Hmm, I wish I could help but I have no idea. Sorry 

I do have albino rats, though.

But, someone will have the answer!


----------



## Livyaahh (Jul 24, 2012)

Albinos are lovely. Apparently they are usually overlooked because they look 'evil.' How could anybody think they look evil? They are beautiful. I'm adopting three of the babies as soon as they are weaned  that picture is adorable by the way


----------



## varoujan (Apr 12, 2012)

If their parents or grandparents were not PEWs it could have caused heir babies to be different colours.


----------



## Livyaahh (Jul 24, 2012)

but they are all hooded, all 7 of them. Wouldn't some of them be PEWs?


----------



## lilspaz68 (Feb 24, 2007)

not necessarily.

Do you want to post a pic of the babies so we can help you determine if grey is really agouti or blue?


----------



## LightningWolf (Jun 8, 2012)

My main question is, are you Sure both are albino? there are "mock albinos" which are rats that have the pink eyed gene, different from Albino. these make the champaigns and ambers. these guys can end up being so light that they look like albinos, but are not, reason both rat breeders try to breed against the pink eye gene, and those who do breed them are trying to get them to be darker in color. But I can't be sure. it would help a lot if you would post pictures of the babies and the parents.
The reason I'm asking is because the Albino gene (c/c) is a simple recessive found in all animals (yes there are albino humans). if both parents are albino, All offspring would be (c/c) meaning that all are albino, and albino rats are pure white with pink eyes as the albino gene takes away all pigment. if one parent was a "mock albino" then the offspring would just carry albino (C/c). but then comes the question of the grey color. for them all to be blue hoodeds that would mean that the father was a pink eyed blue or a russian champaign/amber.
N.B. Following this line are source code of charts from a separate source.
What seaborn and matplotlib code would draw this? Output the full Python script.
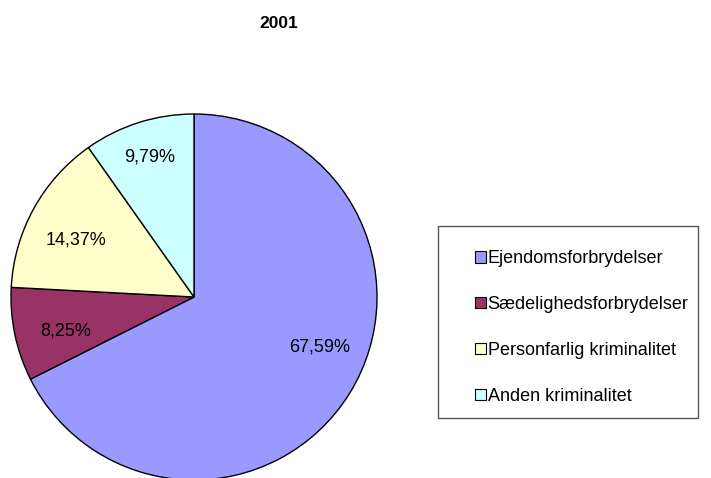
import matplotlib
matplotlib.use("Agg")
import matplotlib.pyplot as plt
import seaborn as sns
import numpy as np
from matplotlib.patches import Rectangle

sns.set_theme(style="white")
plt.rcParams['font.family'] = ['Liberation Sans', 'DejaVu Sans']
plt.rcParams['text.color'] = 'black'

title = "2001"
categories = ["Ejendomsforbrydelser", "Sædelighedsforbrydelser",
              "Personfarlig kriminalitet", "Anden kriminalitet"]
values = [67.59, 8.25, 14.37, 9.79]
colors = ["#9999FF", "#993366", "#FFFFCC", "#CCFFFF"]

# Excel-style label placement (angle in degrees, distance in radius units)
label_angle = [-21.6, -165.2, 154.2, 107.4]
label_dist = [0.741, 0.726, 0.714, 0.802]

W, H = 711, 478
fig = plt.figure(figsize=(W / 100, H / 100), dpi=100)
fig.patch.set_facecolor("white")

cx, cy, r = 194, 297, 183
ax = fig.add_axes([(cx - r) / W, (H - cy - r) / H, 2 * r / W, 2 * r / H])
wedges, texts, autotexts = ax.pie(
    values, colors=colors, startangle=90, counterclock=False,
    autopct=lambda p: f"{p:.2f}%".replace(".", ","), pctdistance=0.75,
    wedgeprops=dict(edgecolor="black", linewidth=1.0),
    textprops=dict(fontsize=13, color="black"))
for t, a, d in zip(autotexts, label_angle, label_dist):
    rad = np.deg2rad(a)
    t.set_position((d * np.cos(rad), d * np.sin(rad)))
for w in wedges:
    w.set_clip_on(False)
ax.set_xlim(-1, 1)
ax.set_ylim(-1, 1)
ax.set_aspect("equal")
ax.axis("off")

fig.text(279 / W, 1 - 24 / H, title, ha="center", va="center",
         fontsize=12.5, fontweight="bold", color="black")

# legend frame
fig.patches.append(Rectangle((438 / W, 1 - 418 / H), 260 / W, 192 / H,
                             transform=fig.transFigure, fill=False,
                             edgecolor="#555555", linewidth=1.0))
leg = fig.legend(wedges, categories, loc="center left",
                 bbox_to_anchor=(466 / W, 1 - 327.5 / H), frameon=False,
                 fontsize=13, handlelength=0.6, handleheight=0.6,
                 handletextpad=0.1, labelspacing=1.6, borderpad=0)
for h in leg.legend_handles:
    h.set_edgecolor("black")
    h.set_linewidth(0.8)
for t in leg.get_texts():
    t.set_color("black")

fig.savefig("out.png", dpi=100)
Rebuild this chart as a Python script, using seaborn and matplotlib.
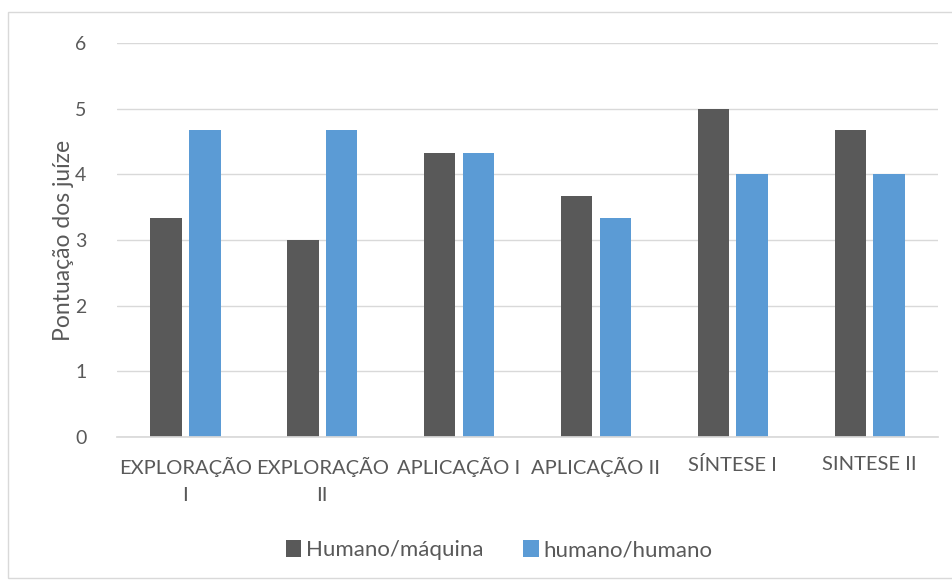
import matplotlib
matplotlib.use("Agg")
import matplotlib.pyplot as plt
import seaborn as sns
import pandas as pd
from matplotlib.patches import Rectangle

categories = ["EXPLORAÇÃO\nI", "EXPLORAÇÃO\nII", "APLICAÇÃO I", "APLICAÇÃO II", "SÍNTESE I", "SINTESE II"]
series_names = ["Humano/máquina", "humano/humano"]
humano_maquina = [3.33, 3.0, 4.33, 3.67, 5.0, 4.67]
humano_humano = [4.67, 4.67, 4.33, 3.33, 4.0, 4.0]
yticks = [0, 1, 2, 3, 4, 5, 6]

df = pd.DataFrame({
    "categoria": categories * 2,
    "serie": [series_names[0]] * len(categories) + [series_names[1]] * len(categories),
    "valor": humano_maquina + humano_humano,
})

sns.set_theme(style="white")
plt.rcParams["font.family"] = ["Lato", "DejaVu Sans"]

fig = plt.figure(figsize=(9.53, 5.81), dpi=100)
ax = fig.add_axes([0.1228, 0.2478, 0.8615, 0.6782])

palette = {series_names[0]: "#595959", series_names[1]: "#5b9bd5"}
sns.barplot(data=df, x="categoria", y="valor", hue="serie", order=categories,
            hue_order=series_names, palette=palette, width=0.567, gap=0.19,
            saturation=1, ax=ax, legend=True)
for p in ax.patches:
    p.set_edgecolor("none")

ax.set_ylim(0, 6)
ax.set_xlim(-0.5, len(categories) - 0.5)
ax.set_yticks(yticks)
ax.yaxis.grid(True, color="#d9d9d9", linewidth=1)
ax.set_axisbelow(True)
for s in ["top", "right", "left"]:
    ax.spines[s].set_visible(False)
ax.spines["bottom"].set_color("#d9d9d9")
ax.tick_params(axis="both", length=0, colors="#595959")
ax.tick_params(axis="y", pad=22, labelsize=14)
ax.tick_params(axis="x", pad=14, labelsize=14.5)
for t in ax.get_xticklabels():
    t.set_linespacing(1.75)
ax.set_xlabel("")
ax.set_ylabel("Pontuação dos juíze", color="#595959", fontsize=16.5, labelpad=8)
ax.yaxis.set_label_coords(-0.053, 0.5)

leg = ax.legend(loc="center", bbox_to_anchor=(0.465, -0.287), ncol=2, frameon=False,
                fontsize=16, handlelength=0.7, handleheight=0.8, handletextpad=0.2,
                columnspacing=1.8, labelcolor="#595959")

fig.patches.append(Rectangle((8 / 953, 0.005), 1.0, 1 - 12 / 581 - 0.005,
                             transform=fig.transFigure, fill=False,
                             edgecolor="#d9d9d9", linewidth=1))

fig.savefig("out.png", dpi=100, facecolor="white")
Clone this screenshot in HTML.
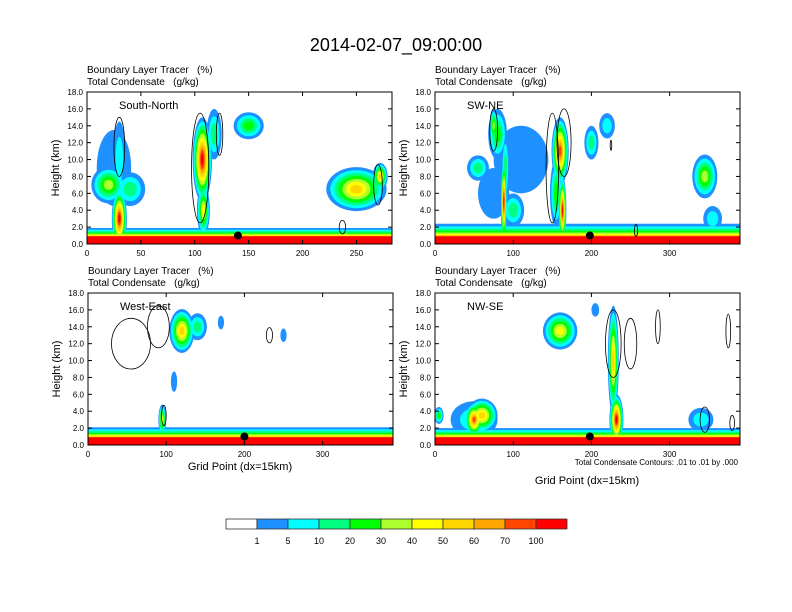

And that the mother had to either carry blue or russian blue genetically (and your really lucky) or that the female is a blue or russian blue genetically. Or vise versa. Once again pictures help. oh and sorry, I've been studying rat genetics for over a year now, so thats just me blabbering on. Pictures would really help though.


----------



## Livyaahh (Jul 24, 2012)

It's hard to tell but I think the mum is a very very slight champagne. So I'm guessing that means that they will lose their hoods. Aww


----------



## Isamurat (Jul 27, 2012)

Is there any chance one of the parents (or both) are Roans (other name husky) striped Roan can appear almost hooded if they don't have much of a blaze. Roan fades as the rats age so if you had a pink eyed roan they would end up PEW.


----------



## LightningWolf (Jun 8, 2012)

Oh yeah, I forgot about roans. How old are they? Though if you had pink eyed roans (champaign, amber, ect) they would fade very quickly. well if they are champaigns or ambers or another color their hoods won't go away, they will just get lighter (sometimes even darker) when they molt into their adult coats around 4 to 8 weeks old. do you think you can get some pictures?


----------



## Livyaahh (Jul 24, 2012)

They are almost 4 weeks now


----------